You talk about with Night you weren’t thinking about rules. Now that they’re so established, do you feel hemmed in by them? Do you want to break a couple of them just to do it?
Not necessarily break them, no? If I get to do this collection of three they will contain all the rules I care about and maybe some new ideas, like will they eat something other than me?
Which is where you go with this one.
But nobody knows, and I’ll have this thing where the audience knows but the characters don’t. I’m fascinated with the idea of making this epic six hour or seven hour statement. That would be fun.
AMC is doing a TV series version of the comic book The Walking Dead. Would you be interested in directing an episode?
I don’t know. I’ve got my own zombies to worry about.
Just yesterday I read about this movie in development where The Beatles become zombies – [Romero makes a disgusted face] – I know. But you invented this – the idea of what zombies are today is very different from the White Zombie version, and you invented this. Is it weird to be competing with bastardized versions of your creation?

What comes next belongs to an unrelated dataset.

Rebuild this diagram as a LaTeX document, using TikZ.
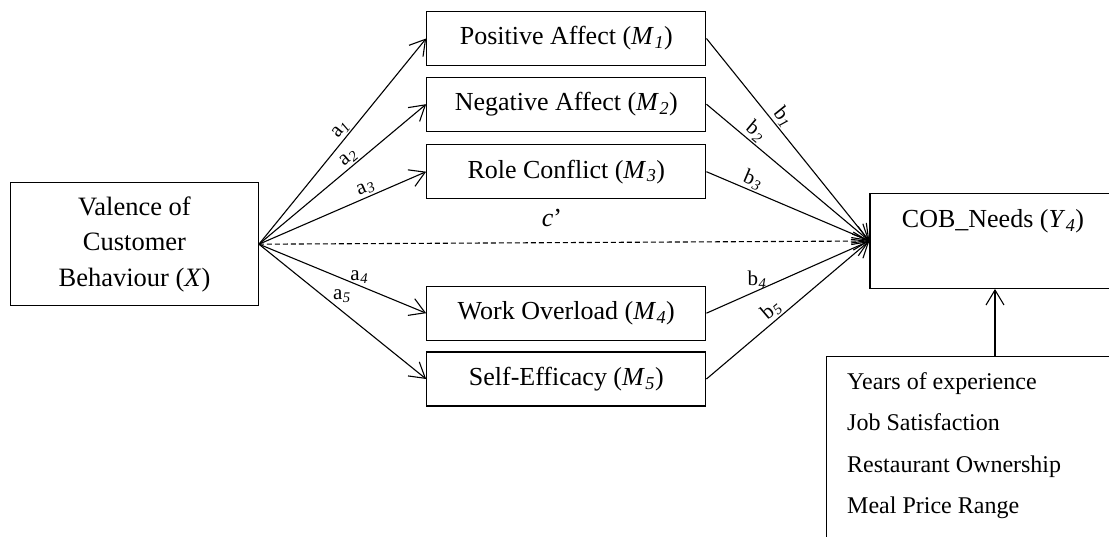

We’re not competing. I don’t feel like I’m in a foot race or anything. I’ve always felt like my films are my films, and I’ve always had my own approach to it. I don’t even think of them as zombie movies. Zombies are the hurricane that happens and the stories are people stories. That’s why I never want to go beyond where I went in Land, in terms of an ending and having the zombies take over the world, because that’s not what it’s about for me. Here’s this game-changing thing happening, guys, and you’re fucking arguing about the basement. That’s what I enjoy the most and I never want to go past that. I’m having fun making them, and I’m grateful people are still buying them.
I like this one a lot, it comes back closest to Dawn and Day; it comes back closest to my 70s and 80s period attitude. But like you suggested, I’d like to try a couple more different styles.
Does the success of these movies give you more leeway to do non-zombie stuff. Lately I’ve been revisiting some of your earlier films, like Martin and Knightriders, and some of your best films have nothing to do with zombies. Are there other projects that are percolating?
My partner and I have a couple of projects. At my age I just don’t want to get into… we did our penance out here [in LA] for six and a half years, made more money than I ever made before or since and never made a movie. I don’t have time for that anymore. I have a little movie that’s non-horror, and I have a little horror movie that’s non-zombie and I’ll see. We’ll see what happens.